Viewership for The Daily Show dropped by 13% (but that can be expected to recover fairly quickly). For The Tonight Show, viewership dropped by just 2%. Based on the Nielsen ratings (flawed though they be, they are nearly our only measure of such things), it seems that nearly all of Conan's audience were those who no longer regularly watch late night television. Apparently nothing in existing late night television really speaks to Conan's audience: not Leno's safe, lightly right-wing milquetoast, Letterman's slightly edgier Mr. Rogers, or Jon Stewart's unrelenting sarcastic bitterness.

Conan gave his audience something very different. First and foremost, Conan's humour asks its audience to suspend the tensions of daily life. It asks us all to try very hard together not to bring politics into it -- which invites us to be active participants, not just viewers. It balances on the fine line between easy-going and just a little edginess. What other Caucasian television host would dare say something such as
That's right – the whitest man in show business is back – on the second blackest channel on TV!
Yet Conan can get away with such things because his humour never reviles, never gets cynical, never hates. We need to laugh, so let us laugh at ourselves. And, of course, it is late: so let's all relax and be a little silly together.
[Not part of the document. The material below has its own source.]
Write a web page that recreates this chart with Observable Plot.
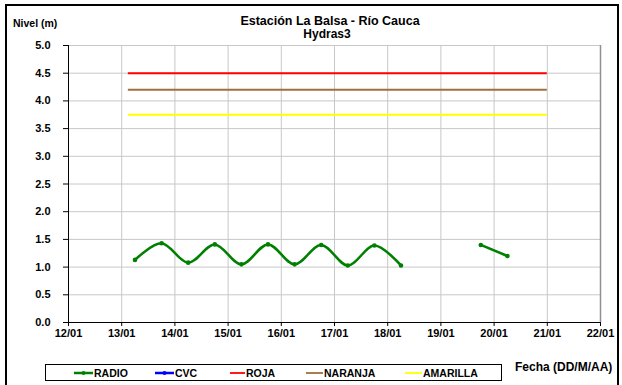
<!DOCTYPE html>
<html>
<head>
<meta charset="utf-8">
<script src="https://cdn.jsdelivr.net/npm/d3@7"></script>
<script src="https://cdn.jsdelivr.net/npm/@observablehq/plot@0.6"></script>
<style>
  html, body { margin: 0; padding: 0; background: #fff; }
  #wrap { position: relative; width: 622px; height: 385px; overflow: hidden; font-family: "Liberation Sans", Arial, sans-serif; font-weight: bold; color: #000; }
  #frame { position: absolute; left: 5px; top: 4px; width: 614px; height: 420px; border: 2px solid #000; box-sizing: border-box; }
  .txt { position: absolute; white-space: nowrap; line-height: 1; }
  #chart { position: absolute; left: 0; top: 0; }
  #legend { position: absolute; left: 45px; top: 364px; width: 457px; height: 17px; border: 1px solid #000; box-sizing: border-box; background: #fff; }
  .item { position: absolute; top: 0; height: 15px; display: flex; align-items: center; font-size: 10.5px; }
  .item svg { display: block; margin-right: 1px; }
</style>
</head>
<body>
<div id="wrap">
  <div id="frame"></div>
  <div id="chart"></div>
  <div class="txt" id="title" style="left:180px;width:300px;text-align:center;top:15px;font-size:12.5px;"></div>
  <div class="txt" id="subtitle" style="left:177px;width:300px;text-align:center;top:28px;font-size:12px;"></div>
  <div class="txt" id="ylab" style="left:13px;top:18px;font-size:10.5px;"></div>
  <div class="txt" id="xlab" style="left:515px;top:361px;font-size:12px;"></div>
  <div id="legend"></div>
</div>
<script>
// ---- data ----
const titleText = "Estación La Balsa - Río Cauca";
const subtitleText = "Hydras3";
const yLabel = "Nivel (m)";
const xLabel = "Fecha (DD/M/AA)";

const radioTimes = [
  "2012-01-13T06:00Z", "2012-01-13T18:00Z", "2012-01-14T06:00Z", "2012-01-14T18:00Z",
  "2012-01-15T06:00Z", "2012-01-15T18:00Z", "2012-01-16T06:00Z", "2012-01-16T18:00Z",
  "2012-01-17T06:00Z", "2012-01-17T18:00Z", "2012-01-18T06:00Z",
  "2012-01-19T18:00Z", "2012-01-20T06:00Z"
];
const radioLevels = [1.13, 1.43, 1.08, 1.41, 1.05, 1.41, 1.05, 1.40, 1.03, 1.39, 1.03, 1.40, 1.20];

const alertNames = ["ROJA", "NARANJA", "AMARILLA"];
const alertLevels = [4.5, 4.2, 3.75];
const alertStart = "2012-01-13T03:00Z";
const alertEnd = "2012-01-21T00:00Z";

const legendNames = ["RADIO", "CVC", "ROJA", "NARANJA", "AMARILLA"];

const xTickDates = ["2012-01-12", "2012-01-13", "2012-01-14", "2012-01-15", "2012-01-16", "2012-01-17",
  "2012-01-18", "2012-01-19", "2012-01-20", "2012-01-21", "2012-01-22"];
const yTicks = [0, 0.5, 1, 1.5, 2, 2.5, 3, 3.5, 4, 4.5, 5];

// ---- styles ----
const colors = { RADIO: "#008000", CVC: "#0000ff", ROJA: "#ff0000", NARANJA: "#a0703c", AMARILLA: "#ffff00" };

// ---- build ----
const radio = radioTimes.map((t, i) => ({ date: new Date(t), level: radioLevels[i] }));
// split into segments where the gap exceeds one day
let seg = 0;
radio.forEach((d, i) => {
  if (i > 0 && d.date - radio[i - 1].date > 86400000) seg++;
  d.seg = seg;
});
const alerts = alertNames.map((n, i) => ({ name: n, level: alertLevels[i], x1: new Date(alertStart), x2: new Date(alertEnd) }));
const xTicks = xTickDates.map(d => new Date(d + "T00:00Z"));
const xDomain = [xTicks[0], xTicks[xTicks.length - 1]];

const chart = Plot.plot({
  width: 622,
  height: 385,
  marginLeft: 68,
  marginRight: 22,
  marginTop: 45,
  marginBottom: 63,
  style: { fontFamily: "'Liberation Sans', Arial, sans-serif", fontSize: "11px", fontWeight: "bold", background: "transparent", color: "#000", overflow: "visible" },
  x: { type: "utc", domain: xDomain, label: null },
  y: { domain: [0, 5], label: null },
  marks: [
    Plot.gridX(xTicks, { stroke: "#c8c8c8", strokeOpacity: 1, strokeWidth: 1 }),
    Plot.gridY(yTicks, { stroke: "#c8c8c8", strokeOpacity: 1, strokeWidth: 1 }),
    Plot.ruleX([xDomain[1]], { stroke: "#909090", strokeWidth: 1.5 }),
    Plot.ruleY(alerts, { y: "level", x1: "x1", x2: "x2", stroke: d => colors[d.name], strokeWidth: 2 }),
    Plot.line(radio, { x: "date", y: "level", z: "seg", stroke: colors.RADIO, strokeWidth: 2.5, curve: "cardinal", tension: 0 }),
    Plot.dot(radio, { x: "date", y: "level", r: 2.3, fill: colors.RADIO, stroke: null }),
    Plot.ruleX([xDomain[0]], { stroke: "#000", strokeWidth: 1 }),
    Plot.ruleY([0], { stroke: "#000", strokeWidth: 1 }),
    Plot.axisX({ ticks: xTicks, tickFormat: d3.utcFormat("%d/%m"), tickSize: 4, tickPadding: 3, label: null }),
    Plot.axisY({ ticks: yTicks, tickFormat: d3.format(".1f"), tickSize: 5, tickPadding: 13, label: null })
  ]
});
document.getElementById("chart").appendChild(chart);

document.getElementById("title").textContent = titleText;
document.getElementById("subtitle").textContent = subtitleText;
document.getElementById("ylab").textContent = yLabel;
document.getElementById("xlab").textContent = xLabel;

// legend
const legendLeft = [28, 109, 184, 260, 359];
const legendLine = [19, 19, 15, 17, 17];
const legend = document.getElementById("legend");
legendNames.forEach((name, i) => {
  const item = document.createElement("div");
  item.className = "item";
  item.style.left = legendLeft[i] + "px";
  const w = legendLine[i];
  const marker = (name === "RADIO" || name === "CVC")
    ? `<circle cx="${w / 2}" cy="4" r="2" fill="${colors[name]}"/>` : "";
  item.innerHTML = `<svg width="${w}" height="8"><line x1="0" x2="${w}" y1="4" y2="4" stroke="${colors[name]}" stroke-width="${name === "RADIO" || name === "CVC" ? 2.5 : 1.8}"/>${marker}</svg><span>${name}</span>`;
  legend.appendChild(item);
});
</script>
</body>
</html>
Tying it all together is a fundamental sense of decency and respect for others. When the writers' strike took away the paying jobs of non-union workers, Conan immediately paid their salaries out of pocket: and only then did a few others in the same position belatedly follow suit. Throughout the writers' strike, Conan went out of his way to illustrate -- with humour -- how essential writers are to a show such as his, and he was very careful never to infringe on the writers' domain. During the Tonight Show dispute, Conan negotiated not only for himself but also for his staff, nearly all of whom had been dislocated to the opposite coast to work on the Tonight Show with him -- and then paid their extra expenses out of pocket. He bought pizza and drinks for the fans who gathered to support him in the pouring rain; and overturned Hollywood pre-ticketing precedent during his last two weeks to bring those fans into his show. He nearly turned down the tentative TBS contract because it would have put George Lopez into the same situation as Conan had been in earlier: and only accepted it after Lopez explicitly assured Conan that he was okay with it and wanted Conan on board. Even the new website of the show is Team Coco.com.

Always, he is "Conan". No one ever says "O'Brien". This is a person you are comfortable knowing on a first name basis.
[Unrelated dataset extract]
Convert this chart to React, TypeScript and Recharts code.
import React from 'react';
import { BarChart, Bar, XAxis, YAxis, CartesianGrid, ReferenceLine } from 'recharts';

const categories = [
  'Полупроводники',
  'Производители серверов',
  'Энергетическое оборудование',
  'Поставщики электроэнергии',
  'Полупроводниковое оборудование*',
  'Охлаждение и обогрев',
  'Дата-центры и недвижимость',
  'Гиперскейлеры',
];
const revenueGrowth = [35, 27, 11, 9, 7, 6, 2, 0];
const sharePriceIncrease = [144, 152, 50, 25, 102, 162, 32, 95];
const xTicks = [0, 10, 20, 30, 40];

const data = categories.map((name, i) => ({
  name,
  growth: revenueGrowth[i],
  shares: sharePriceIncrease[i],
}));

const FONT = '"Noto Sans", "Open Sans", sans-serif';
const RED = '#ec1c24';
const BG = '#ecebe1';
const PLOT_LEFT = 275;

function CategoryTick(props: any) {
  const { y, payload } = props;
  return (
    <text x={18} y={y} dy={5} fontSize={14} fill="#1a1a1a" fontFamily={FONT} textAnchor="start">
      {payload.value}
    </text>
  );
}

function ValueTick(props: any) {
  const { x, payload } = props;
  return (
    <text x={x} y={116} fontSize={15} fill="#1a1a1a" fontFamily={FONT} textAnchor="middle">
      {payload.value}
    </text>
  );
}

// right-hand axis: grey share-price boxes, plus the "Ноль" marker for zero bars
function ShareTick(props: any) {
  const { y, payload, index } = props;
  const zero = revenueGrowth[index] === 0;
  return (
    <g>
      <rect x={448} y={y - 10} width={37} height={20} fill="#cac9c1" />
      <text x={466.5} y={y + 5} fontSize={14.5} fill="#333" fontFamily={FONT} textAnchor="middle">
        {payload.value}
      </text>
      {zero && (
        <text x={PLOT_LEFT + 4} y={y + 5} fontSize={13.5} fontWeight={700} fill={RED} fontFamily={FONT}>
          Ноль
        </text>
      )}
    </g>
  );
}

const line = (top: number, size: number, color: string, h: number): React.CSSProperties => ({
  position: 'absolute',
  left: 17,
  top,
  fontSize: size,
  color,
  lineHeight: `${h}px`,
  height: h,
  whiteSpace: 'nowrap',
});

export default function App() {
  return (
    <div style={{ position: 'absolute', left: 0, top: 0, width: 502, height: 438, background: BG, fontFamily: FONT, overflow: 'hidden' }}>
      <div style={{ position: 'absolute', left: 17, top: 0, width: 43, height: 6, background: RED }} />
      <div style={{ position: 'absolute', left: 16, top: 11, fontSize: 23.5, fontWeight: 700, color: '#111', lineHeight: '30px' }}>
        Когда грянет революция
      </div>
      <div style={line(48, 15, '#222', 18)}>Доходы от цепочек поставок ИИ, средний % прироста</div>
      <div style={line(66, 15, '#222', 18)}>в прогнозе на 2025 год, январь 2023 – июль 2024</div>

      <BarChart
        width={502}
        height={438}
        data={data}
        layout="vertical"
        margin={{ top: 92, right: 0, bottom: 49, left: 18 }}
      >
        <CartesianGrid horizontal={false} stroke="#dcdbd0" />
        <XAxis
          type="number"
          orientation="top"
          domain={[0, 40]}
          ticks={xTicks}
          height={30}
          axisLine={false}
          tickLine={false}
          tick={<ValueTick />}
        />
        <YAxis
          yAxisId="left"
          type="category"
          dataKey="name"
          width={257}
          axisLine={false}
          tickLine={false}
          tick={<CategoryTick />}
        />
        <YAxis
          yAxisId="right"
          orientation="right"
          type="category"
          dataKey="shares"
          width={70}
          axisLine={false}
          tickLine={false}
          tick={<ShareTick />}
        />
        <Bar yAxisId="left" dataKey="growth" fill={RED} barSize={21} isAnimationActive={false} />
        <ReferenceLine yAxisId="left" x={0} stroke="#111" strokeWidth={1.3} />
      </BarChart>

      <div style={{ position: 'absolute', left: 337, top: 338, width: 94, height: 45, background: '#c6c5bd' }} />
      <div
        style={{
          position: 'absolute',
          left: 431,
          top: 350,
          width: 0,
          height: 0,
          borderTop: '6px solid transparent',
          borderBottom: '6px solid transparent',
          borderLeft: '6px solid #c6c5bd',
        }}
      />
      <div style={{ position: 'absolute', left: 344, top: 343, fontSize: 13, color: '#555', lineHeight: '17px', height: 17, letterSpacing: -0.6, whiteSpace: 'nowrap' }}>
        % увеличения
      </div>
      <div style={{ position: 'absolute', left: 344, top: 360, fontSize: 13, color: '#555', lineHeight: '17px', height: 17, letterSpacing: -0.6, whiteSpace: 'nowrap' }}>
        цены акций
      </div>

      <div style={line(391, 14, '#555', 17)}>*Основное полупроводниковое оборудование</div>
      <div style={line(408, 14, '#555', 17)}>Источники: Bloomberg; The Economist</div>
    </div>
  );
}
These elements are all independent of the medium of television. Exactly the same elements came through during his "Legally Prohibited from Being Funny on Television Tour" and his playing with the concept of Twittering. Something about Conan has always been different from all the rest -- and so, even during the darkest days of the imposed television blackout, he was never out of the headlines.

And it pays dividends. When Conan chose a single fan to "follow":
I've decided to follow someone at random. She likes peanut butter and gummy dinosaurs. Sarah Killen, your life is about to change.
Sarah Killen managed to live up to the Conan challenge and turn her newfound fame to benefit the charity she had quietly been working to benefit for months, in silence. Just in case: Conan's staff had also asked her ahead of time if what Conan was about to do was acceptable to her, after warning her of the likely outcome.

Yet even before she was thrust into a world of unexpected publicity, Sarah Killen was a fan of Conan O'Brien.

Even after numbers level off further in a few months, Conan has nothing left to prove. Television executives, on the other hand, might well wish to consider whether they wish to retain more of this "new" audience which has no use for conventional late night television and increasingly no use for televisions at all -- or not.